Entries with chart source code:
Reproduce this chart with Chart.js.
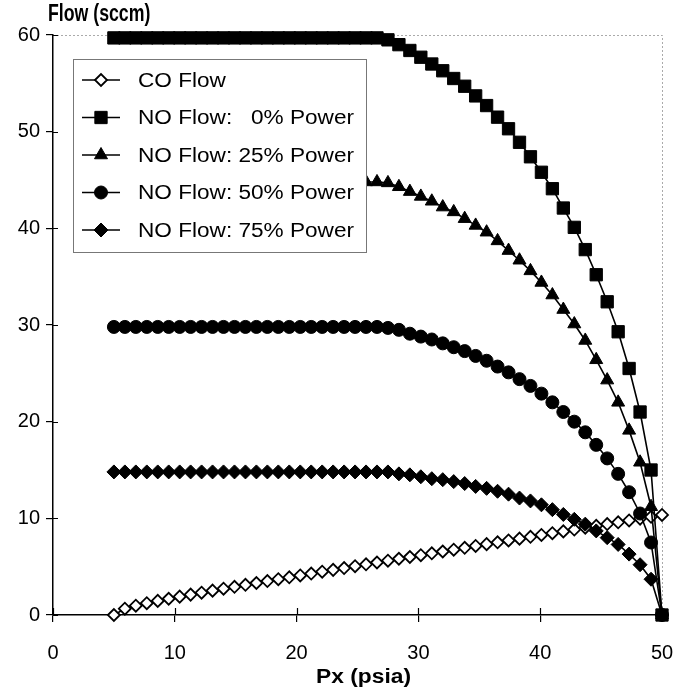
<!DOCTYPE html>
<html>
<head>
<meta charset="utf-8">
<script src="https://cdn.jsdelivr.net/npm/chart.js@4.4.1/dist/chart.umd.min.js"></script>
<style>
  html, body { margin: 0; padding: 0; background: #fff; }
  #chart { display: block; }
</style>
</head>
<body>
<canvas id="chart" width="674" height="688"></canvas>
<script>
// --- DATA ---
const px = [5.0, 5.9, 6.8, 7.7, 8.6, 9.5, 10.4, 11.3, 12.2, 13.1, 14.0, 14.9, 15.8, 16.7, 17.6, 18.5, 19.4, 20.3, 21.2, 22.1, 23.0, 23.9, 24.8, 25.7, 26.6,
            27.5, 28.4, 29.3, 30.2, 31.1, 32.0, 32.9, 33.8, 34.7, 35.6, 36.5, 37.4, 38.3, 39.2, 40.1, 41.0, 41.9, 42.8, 43.7, 44.6, 45.5, 46.4, 47.3, 48.2, 49.1, 50.0];

const coFlow = [0, 0.65, 0.96, 1.22, 1.46, 1.68, 1.90, 2.11, 2.31, 2.52, 2.72, 2.92, 3.12, 3.31, 3.51, 3.70, 3.90, 4.09, 4.29, 4.48, 4.67, 4.86, 5.05, 5.24, 5.43,
                5.62, 5.82, 6.00, 6.19, 6.38, 6.57, 6.76, 6.95, 7.14, 7.33, 7.52, 7.71, 7.90, 8.09, 8.28, 8.46, 8.65, 8.84, 9.03, 9.22, 9.41, 9.59, 9.78, 9.97, 10.16, 10.35];

const no0 = [59.7, 59.7, 59.7, 59.7, 59.7, 59.7, 59.7, 59.7, 59.7, 59.7, 59.7, 59.7, 59.7, 59.7, 59.7, 59.7, 59.7, 59.7, 59.7, 59.7, 59.7, 59.7, 59.7, 59.7, 59.7,
             59.5, 59.0, 58.4, 57.7, 57.0, 56.3, 55.5, 54.7, 53.7, 52.7, 51.5, 50.3, 48.9, 47.4, 45.8, 44.1, 42.1, 40.1, 37.8, 35.2, 32.4, 29.3, 25.5, 21.0, 15.0, 0];

const no25 = [44.8, 44.8, 44.8, 44.8, 44.8, 44.8, 44.8, 44.8, 44.8, 44.8, 44.8, 44.8, 44.8, 44.8, 44.8, 44.8, 44.8, 44.8, 44.8, 44.8, 44.8, 44.8, 44.8, 44.8, 44.8,
              44.7, 44.3, 43.8, 43.3, 42.8, 42.2, 41.7, 41.0, 40.3, 39.6, 38.7, 37.7, 36.7, 35.6, 34.4, 33.1, 31.6, 30.1, 28.4, 26.4, 24.3, 22.0, 19.1, 15.8, 11.2, 0];

const no50 = [29.8, 29.8, 29.8, 29.8, 29.8, 29.8, 29.8, 29.8, 29.8, 29.8, 29.8, 29.8, 29.8, 29.8, 29.8, 29.8, 29.8, 29.8, 29.8, 29.8, 29.8, 29.8, 29.8, 29.8, 29.8,
              29.7, 29.5, 29.1, 28.8, 28.5, 28.1, 27.7, 27.3, 26.8, 26.3, 25.7, 25.1, 24.4, 23.7, 22.9, 22.0, 21.0, 20.0, 18.9, 17.6, 16.2, 14.6, 12.7, 10.5, 7.5, 0];

const no75 = [14.8, 14.8, 14.8, 14.8, 14.8, 14.8, 14.8, 14.8, 14.8, 14.8, 14.8, 14.8, 14.8, 14.8, 14.8, 14.8, 14.8, 14.8, 14.8, 14.8, 14.8, 14.8, 14.8, 14.8, 14.8,
              14.8, 14.6, 14.5, 14.3, 14.1, 14.0, 13.8, 13.6, 13.3, 13.1, 12.8, 12.5, 12.1, 11.8, 11.4, 10.9, 10.4, 9.9, 9.4, 8.7, 8.0, 7.3, 6.3, 5.2, 3.7, 0];

const seriesLabels = ['CO Flow', 'NO Flow:   0% Power', 'NO Flow: 25% Power', 'NO Flow: 50% Power', 'NO Flow: 75% Power'];
const xTicks = [0, 10, 20, 30, 40, 50];
const yTicks = [0, 10, 20, 30, 40, 50, 60];
const xTitle = 'Px (psia)';
const yTitle = 'Flow (sccm)';

const FONT = "'Liberation Sans', Arial, Helvetica, sans-serif";

function pts(values) {
    return px.map((x, i) => ({ x: x, y: values[i] }));
}

function series(label, values, style, radius, fill, order) {
    return {
        label: label,
        data: pts(values),
        borderColor: '#000',
        borderWidth: 1.6,
        pointStyle: style,
        pointRadius: radius,
        pointHoverRadius: radius,
        pointBackgroundColor: fill,
        pointBorderColor: '#000',
        pointBorderWidth: fill === '#fff' ? 1.8 : 1,
        tension: 0,
        clip: false,
        order: order
    };
}

// stretched text helper (the scanned figure has wide-ish type)
function stretchText(ctx, text, x, y, sx, align) {
    ctx.save();
    ctx.translate(x, y);
    ctx.scale(sx, 1);
    ctx.textAlign = align;
    ctx.textBaseline = 'middle';
    ctx.fillText(text, 0, 0);
    ctx.restore();
}

// legend drawn inside the plot, Excel style
const boxLegend = {
    id: 'boxLegend',
    afterDraw(chart) {
        const ctx = chart.ctx;
        const a = chart.chartArea;
        const bx = a.left + 20, by = a.top + 24, bw = 293, bh = 193;
        ctx.save();
        ctx.fillStyle = '#fff';
        ctx.fillRect(bx, by, bw, bh);
        ctx.strokeStyle = '#777';
        ctx.lineWidth = 1;
        ctx.strokeRect(bx + 0.5, by + 0.5, bw, bh);
        chart.data.datasets.forEach((ds, i) => {
            const y = by + 21 + i * 37.5;
            ctx.strokeStyle = '#000';
            ctx.lineWidth = 1.6;
            ctx.beginPath();
            ctx.moveTo(bx + 9, y);
            ctx.lineTo(bx + 47, y);
            ctx.stroke();
            ctx.fillStyle = ds.pointBackgroundColor;
            ctx.strokeStyle = '#000';
            ctx.lineWidth = ds.pointBorderWidth;
            Chart.helpers.drawPoint(ctx, { pointStyle: ds.pointStyle, radius: ds.pointRadius, borderWidth: ds.pointBorderWidth, rotation: 0 }, bx + 28, y);
            ctx.fillStyle = '#000';
            ctx.font = '20px ' + FONT;
            stretchText(ctx, ds.label, bx + 65, y + 1, 1.13, 'left');
        });
        ctx.restore();
    }
};

// faint top/right frame, inner tick marks and the axis titles
const frame = {
    id: 'frame',
    beforeDatasetsDraw(chart) {
        const ctx = chart.ctx;
        const a = chart.chartArea;
        const sx = chart.scales.x, sy = chart.scales.y;
        ctx.save();
        ctx.strokeStyle = '#aaa';
        ctx.lineWidth = 1;
        ctx.setLineDash([2, 2]);
        ctx.beginPath();
        ctx.moveTo(a.left, a.top + 0.5);
        ctx.lineTo(a.right + 0.5, a.top + 0.5);
        ctx.lineTo(a.right + 0.5, a.bottom);
        ctx.stroke();
        ctx.setLineDash([]);
        ctx.strokeStyle = '#000';
        ctx.lineWidth = 1.2;
        ctx.beginPath();
        xTicks.forEach(v => {
            const x = Math.round(sx.getPixelForValue(v)) + 0.5;
            ctx.moveTo(x, a.bottom);
            ctx.lineTo(x, a.bottom - 7);
        });
        yTicks.forEach(v => {
            const y = Math.round(sy.getPixelForValue(v)) + 0.5;
            ctx.moveTo(a.left, y);
            ctx.lineTo(a.left + 5, y);
        });
        ctx.stroke();
        ctx.restore();
    },
    afterDraw(chart) {
        const ctx = chart.ctx;
        const a = chart.chartArea;
        ctx.save();
        ctx.fillStyle = '#000';
        ctx.font = 'bold 23px ' + FONT;
        stretchText(ctx, yTitle, 48, 15, 0.77, 'left');
        ctx.font = 'bold 20px ' + FONT;
        stretchText(ctx, xTitle, (a.left + a.right) / 2 + 6, 677, 1.14, 'center');
        ctx.restore();
    }
};

new Chart(document.getElementById('chart'), {
    type: 'line',
    data: {
        datasets: [
            series(seriesLabels[0], coFlow, 'rectRot', 6, '#fff', 5),
            series(seriesLabels[1], no0, 'rect', 8.7, '#000', 4),
            series(seriesLabels[2], no25, 'triangle', 7.5, '#000', 3),
            series(seriesLabels[3], no50, 'circle', 6.5, '#000', 2),
            series(seriesLabels[4], no75, 'rectRot', 7, '#000', 1)
        ]
    },
    options: {
        responsive: false,
        animation: false,
        devicePixelRatio: 1,
        layout: { padding: { top: 35, right: 12, left: 0, bottom: 0 } },
        plugins: {
            legend: { display: false },
            tooltip: { enabled: false }
        },
        scales: {
            x: {
                type: 'linear',
                min: 0,
                max: 50,
                afterBuildTicks: s => { s.ticks = xTicks.map(v => ({ value: v })); },
                afterFit: s => { s.height = 73; s.paddingLeft = 0; s.paddingRight = 0; },
                ticks: { color: '#000', font: { family: FONT, size: 20 }, padding: 19, maxRotation: 0 },
                grid: { drawOnChartArea: false, color: '#000', tickLength: 7, lineWidth: 1.2 },
                border: { color: '#000', width: 1.5 }
            },
            y: {
                min: 0,
                max: 60,
                afterBuildTicks: s => { s.ticks = yTicks.map(v => ({ value: v })); },
                afterFit: s => { s.width = 53; s.paddingTop = 0; s.paddingBottom = 0; },
                ticks: { color: '#000', font: { family: FONT, size: 20 }, padding: 6 },
                grid: { drawOnChartArea: false, color: '#000', tickLength: 7, lineWidth: 1.2 },
                border: { color: '#000', width: 1.5 }
            }
        }
    },
    plugins: [frame, boxLegend]
});
</script>
</body>
</html>
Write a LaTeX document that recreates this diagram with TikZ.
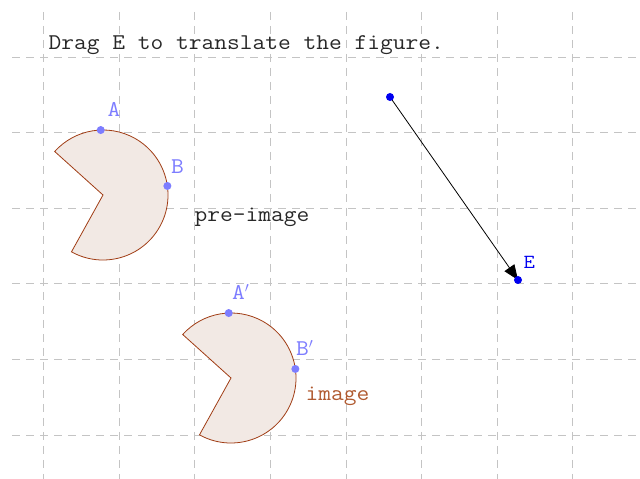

=== The task ===
The lines from the start of the entries above through the one containing "15.8, 11.2, 0];" are to be retyped exactly, and no others. Pictures are left out.

=== Worked answer ===
Reproduce this chart with Chart.js.
<!DOCTYPE html>
<html>
<head>
<meta charset="utf-8">
<script src="https://cdn.jsdelivr.net/npm/chart.js@4.4.1/dist/chart.umd.min.js"></script>
<style>
  html, body { margin: 0; padding: 0; background: #fff; }
  #chart { display: block; }
</style>
</head>
<body>
<canvas id="chart" width="674" height="688"></canvas>
<script>
// --- DATA ---
const px = [5.0, 5.9, 6.8, 7.7, 8.6, 9.5, 10.4, 11.3, 12.2, 13.1, 14.0, 14.9, 15.8, 16.7, 17.6, 18.5, 19.4, 20.3, 21.2, 22.1, 23.0, 23.9, 24.8, 25.7, 26.6,
            27.5, 28.4, 29.3, 30.2, 31.1, 32.0, 32.9, 33.8, 34.7, 35.6, 36.5, 37.4, 38.3, 39.2, 40.1, 41.0, 41.9, 42.8, 43.7, 44.6, 45.5, 46.4, 47.3, 48.2, 49.1, 50.0];

const coFlow = [0, 0.65, 0.96, 1.22, 1.46, 1.68, 1.90, 2.11, 2.31, 2.52, 2.72, 2.92, 3.12, 3.31, 3.51, 3.70, 3.90, 4.09, 4.29, 4.48, 4.67, 4.86, 5.05, 5.24, 5.43,
                5.62, 5.82, 6.00, 6.19, 6.38, 6.57, 6.76, 6.95, 7.14, 7.33, 7.52, 7.71, 7.90, 8.09, 8.28, 8.46, 8.65, 8.84, 9.03, 9.22, 9.41, 9.59, 9.78, 9.97, 10.16, 10.35];

const no0 = [59.7, 59.7, 59.7, 59.7, 59.7, 59.7, 59.7, 59.7, 59.7, 59.7, 59.7, 59.7, 59.7, 59.7, 59.7, 59.7, 59.7, 59.7, 59.7, 59.7, 59.7, 59.7, 59.7, 59.7, 59.7,
             59.5, 59.0, 58.4, 57.7, 57.0, 56.3, 55.5, 54.7, 53.7, 52.7, 51.5, 50.3, 48.9, 47.4, 45.8, 44.1, 42.1, 40.1, 37.8, 35.2, 32.4, 29.3, 25.5, 21.0, 15.0, 0];

const no25 = [44.8, 44.8, 44.8, 44.8, 44.8, 44.8, 44.8, 44.8, 44.8, 44.8, 44.8, 44.8, 44.8, 44.8, 44.8, 44.8, 44.8, 44.8, 44.8, 44.8, 44.8, 44.8, 44.8, 44.8, 44.8,
              44.7, 44.3, 43.8, 43.3, 42.8, 42.2, 41.7, 41.0, 40.3, 39.6, 38.7, 37.7, 36.7, 35.6, 34.4, 33.1, 31.6, 30.1, 28.4, 26.4, 24.3, 22.0, 19.1, 15.8, 11.2, 0];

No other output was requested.